After renovation, the modernist home at 6500 S Eberhart Avenue designed in 1959 by the pioneering African-American architect Roger Margerum is back on the market.
The following is from an article by Dennis Rodkin that appeared in Crain’s Chicago Business, in March 2018 prior to the renovation.
“A California man who bought a modernist house in Woodlawn is a fan of its pioneering African-American architect, the late Roger Margerum, and plans to carefully restore it before putting it on the rental market.
“William King paid $117,500 on Feb. 27, 2018 for the the five-bedroom house, built in 1959 on Eberhart Avenue. He told Crain’s that he estimates the rehab, which will update all utility and mechanical systems as well as the home’s kitchen and two baths, will cost about $60,000.

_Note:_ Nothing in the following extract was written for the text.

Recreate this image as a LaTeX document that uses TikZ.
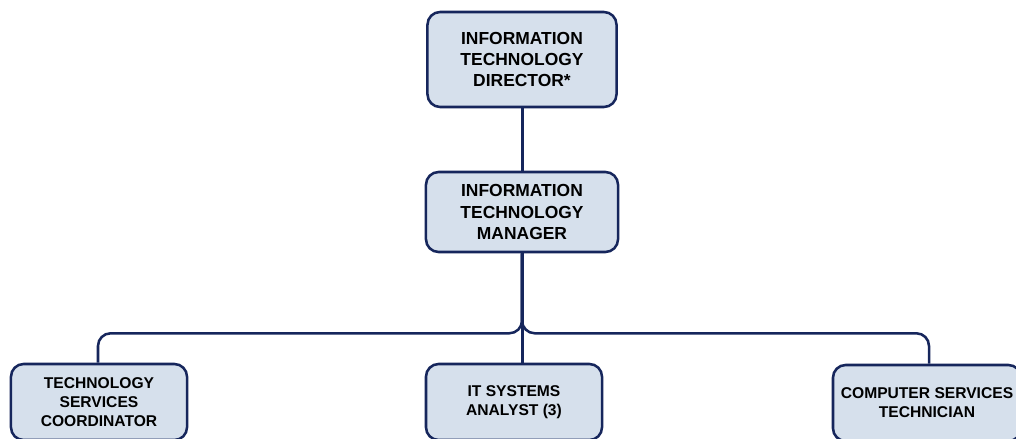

“Margerum, who died in 2016, began his architecture career at prominent Chicago firm Skidmore Owings & Merrill, assigned to the firm’s design of the U.S. Air Force Academy in Colorado Springs, under visionary architect Walter Netsch. Margerum designed a small structure for the campus, the enclosure for an incinerator, but for a black man and a recent college graduate, ‘these opportunities were amazing,’ a former colleague told the Chicago Sun-Times when Margerum died. Margerum’s later work in Chicago includes the Austin branch of the Chicago Public Library and Libby Elementary School in Englewood.
“In 1959, Margerum designed a 1,600-square-foot house on Eberhart Avenue for Emmett Ingram, a physician. In a neighborhood of classic Chicago brick and greystone multi-flats and bungalows, the low-slung, emphatically modern house stands out as much as it must have then. On the outside it’s a blond brick box with walls of windows on both ends. Inside, the main feature that warms up the severity of the box is a pair of walnut walls, one straight and one curved. There’s more walnut in the basement, wrapping a family room and bar area.
“‘What Roger Margerum did with brick, glass and some walnut there is beautiful,” King said. “You can see he was influenced by Mies van der Rohe. I can’t wait to get in there and bring it back up.’ He said the renovations will ‘keep as much of it original as possible.’